If the excavator does sink into the mud, it’s advised not to hastily try to escape using climbing methods, as this may worsen the situation. Solutions include: 1) If not deeply sunk, try to excavate the mud between the tracks; 2) Assess the depth of the mud, and if it’s not too deep, try to dig out the mud in front to create a path; 3) If the mud is very deep, placing iron or foundation plates under the tracks can help escape.

In urban environments, special attention must be paid to underground pipelines when operating excavators. Due to the complexity of underground networks and the lack of accurate diagrams, operators should remain vigilant. Based on experience, pipelines usually run parallel to roads, located in the roadbed or green belts, and are identified by manhole covers. There are various types of underground pipelines, including deeper rainwater and sewage pipes, and shallower water, gas, and electrical and communication lines. Water, electricity, and gas pipelines are particularly dangerous, and damaging military defense cables can have serious consequences.

During pipeline burial operations, sand is typically used first to protect the pipelines and compact the sides. Therefore, when excavators operate in urban areas, if they suddenly encounter pure sand or a sudden change in soil quality, it likely indicates the presence of nearby pipelines. For fragile materials like corrugated or PVC pipes, manual cleaning should be used.

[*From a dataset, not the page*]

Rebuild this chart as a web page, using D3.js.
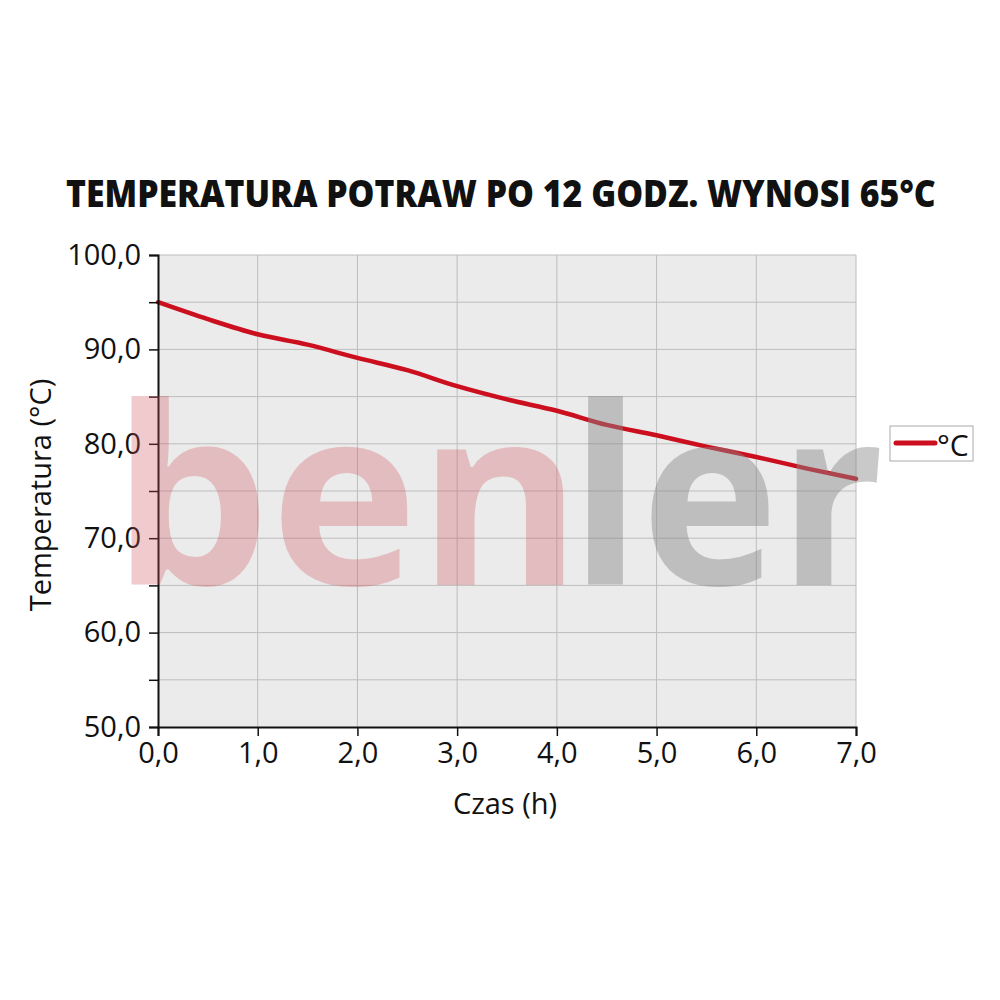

Additionally, attention should be paid to overhead wires. When operating an excavator, be cautious of the arm cylinder possibly touching overhead wires. Light contact with insulated wires is not problematic; however, contact with uninsulated wires should be avoided to prevent breakage or cylinder damage. If the cylinder shaft is electrically damaged, it should not be retracted immediately to avoid damaging the seals, but should be polished with fine sandpaper or a specialized tool. For high-voltage wires, a safe distance should be maintained.